Sluder v. Steak & Ale of Little Rock, Inc.

Tom Glaze, Justice,

dissenting. Sluder asks this court to recognize a cause of action against Bennigan’s for having served — not sold — him alcohol, causing him to be impaired and causing his one-vehicle accident and resulting injuries. Until 1999, this court had long recognized the rule that a licensed retailer who sells alcoholic beverages is not responsible for injuries to a patron or third party. See First American Bank of North Little Rock v. Associated Hosts, Inc., 292 Ark. 445, 730 S.W.2d 496 (1987), and Bolen v. Still, 123 Ark. 308, 185 S.W. 811 (1916). Our court modified this rule in Jackson v. Cadillac Cowboy, Inc., 337 Ark. 24, 986 S.W.2d 410 (1999), stating that vendors of alcohol can be held liable for negligence if they sell alcoholic beverages to intoxicated persons who, in turn, cause injury to third persons.
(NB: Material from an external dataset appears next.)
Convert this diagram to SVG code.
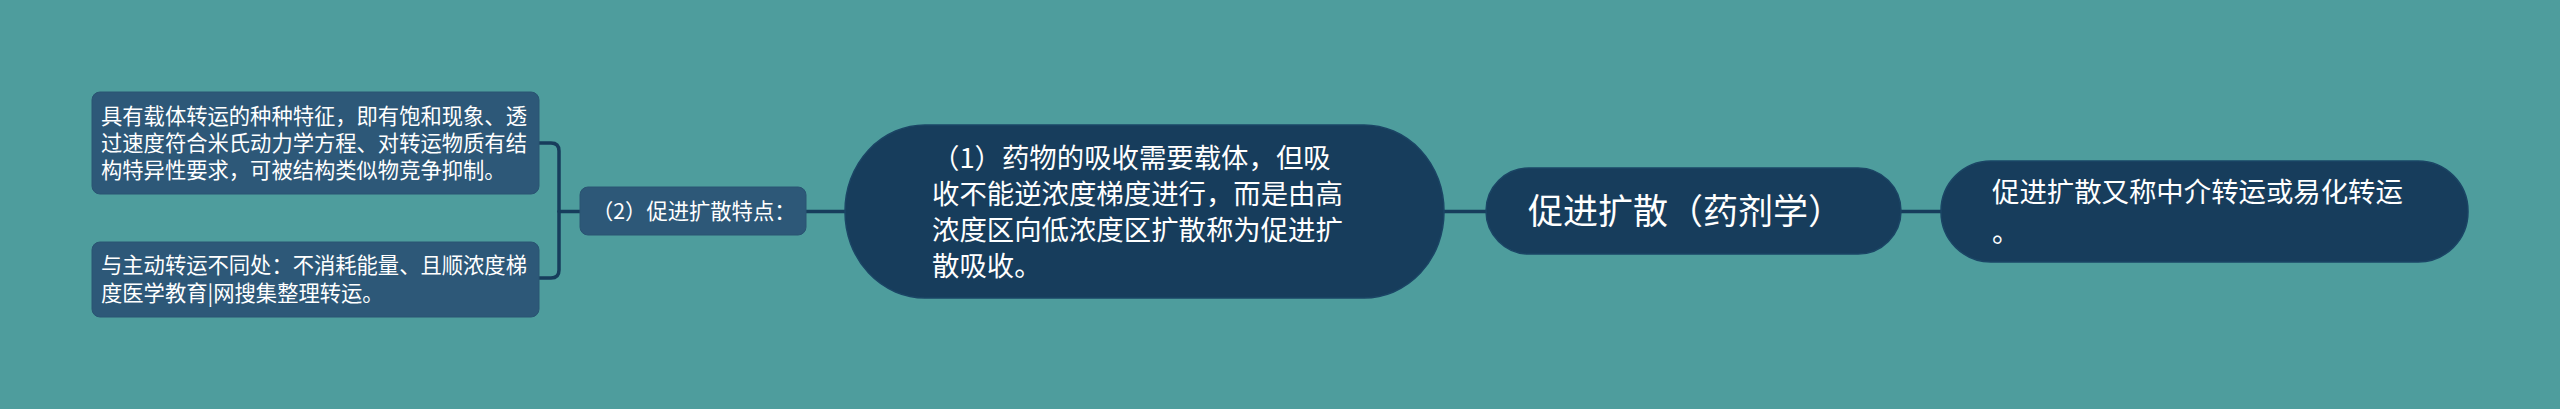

However, the Jackson case in no way touches on or changes our longstanding rule of law that a licensed retailer has no liability for injuries sustained by a patron who voluntarily gets intoxicated and subsequently sustains injuries in a one-vehicle accident as Sluder had here.

Sluder attempts to include himself as an innocent “third party” under the Jackson holding, and he characterizes himself as a third party under the facts of this case by labeling the retailer, Bennigan’s, as the first party, Jon Beck as the party buying the alcohol, and Sluder as the “other person” allegedly injured as a result of Beck’s purchase of alcohohc drinks for Sluder and others attending his party. Sluder tries to buttress his argument by relying on Ark. Code Ann. § 16-126-104 (Supp. 2001), from the Dram-Shop Act, which reads in pertinent part as follows:

In cases where it has been proven that an alcohohc beverage retailer knowingly sold alcohohc beverages to a person who was clearly intoxicated at the time of such sale or sold under circumstances where the retailer reasonably should have known the person was clearly intoxicated at the time of the sale, a civil jury may determine whether or not the sale constitutes a proximate cause of any subsequent injury to other persons. (Emphasis added.)

Sluder reads § 16-126-104 to say he is the “other person” under the facts of this case because he was injured as a result of Beck’s being intoxicated and Beck’s purchasing the drinks that Sluder and “other persons” were served. Under present case law, a third party or other person does not include one who is injured as a result of his own intoxication. I cannot agree with Sluder’s argument or reading of the statute. His reading ignores cases like Bolen, supra, and Associated Hosts, Inc., supra, which plainly hold that a retailer has no liability for injury to a patron who bought drinks from a tavern owner and subsequently became intoxicated and was injured as a result.

Section 16-126-104 contains no language that even suggests that a guest or person who voluntarily becomes intoxicated and impaired should be able to sue the retailer/vendor furnishing the alcohol. Neither Arkansas case law nor statutory law provides such a remedy to a person whose own unlawful acts caused the injuries he sustained. As noted above, Sluder argues he is the “other person” alluded to in § 16-126-104, but nothing in Arkansas law provides a cause of action for personal injury of a voluntary inebriant.

Bennigan’s maintains that Arkansas law only protects innocent third persons injured by an inebriate, and an intoxicated inebriate behind the wheel of a motor vehicle can hardly be described as an innocent third party. I agree. Bennigan’s refutes Sluders’ interpretation that Sluder is protected as the “other person” under the Dram-Shop Act by pointing out that the General Assembly could have written “any person,” if it had intended to broaden the effect of the protection, but chose not to do so.

In particular, § 16-126-106 specifically protects social hosts from civil liability resulting from personal injuries or property damages when an adult becomes inebriated as a guest. This is the only statute in the Dram-Shop Act in which the legislature specifically referred to “personal injury.” Clearly, the legislature was aware that personal injury could occur from excessive drinking and wanted to protect social hosts from such liability. I find it difficult to imagine that the General Assembly did not specifically omit a cause of action for adult inebriants who suffer from what amounts to a self-inflicted injury. Surely, the public policy of this state encourages personal responsibility and stewardship of one’s drink.

Because § 16-126-104 does not specify that an alcohol beverage retailer is liable to a person who voluntarily gets drunk from alcohol served, not sold, to him, the person furnishing the alcohol under the statute is not liable as a matter of law for injuries that are self-inflicted.

The majority court merely affirms dismissal of Sluder’s case because his complaint failed to pass muster under Rule 12(b) (6). In my view of this case, Sluder could rework the facts and allegations over and over, in an attempt to state a cause of action, but he will fail because Bennigan’s owes no legal duty to Sluder in these circumstances. Therefore, I agree that Sluder’s case should be dismissed, but I would do so with prejudice.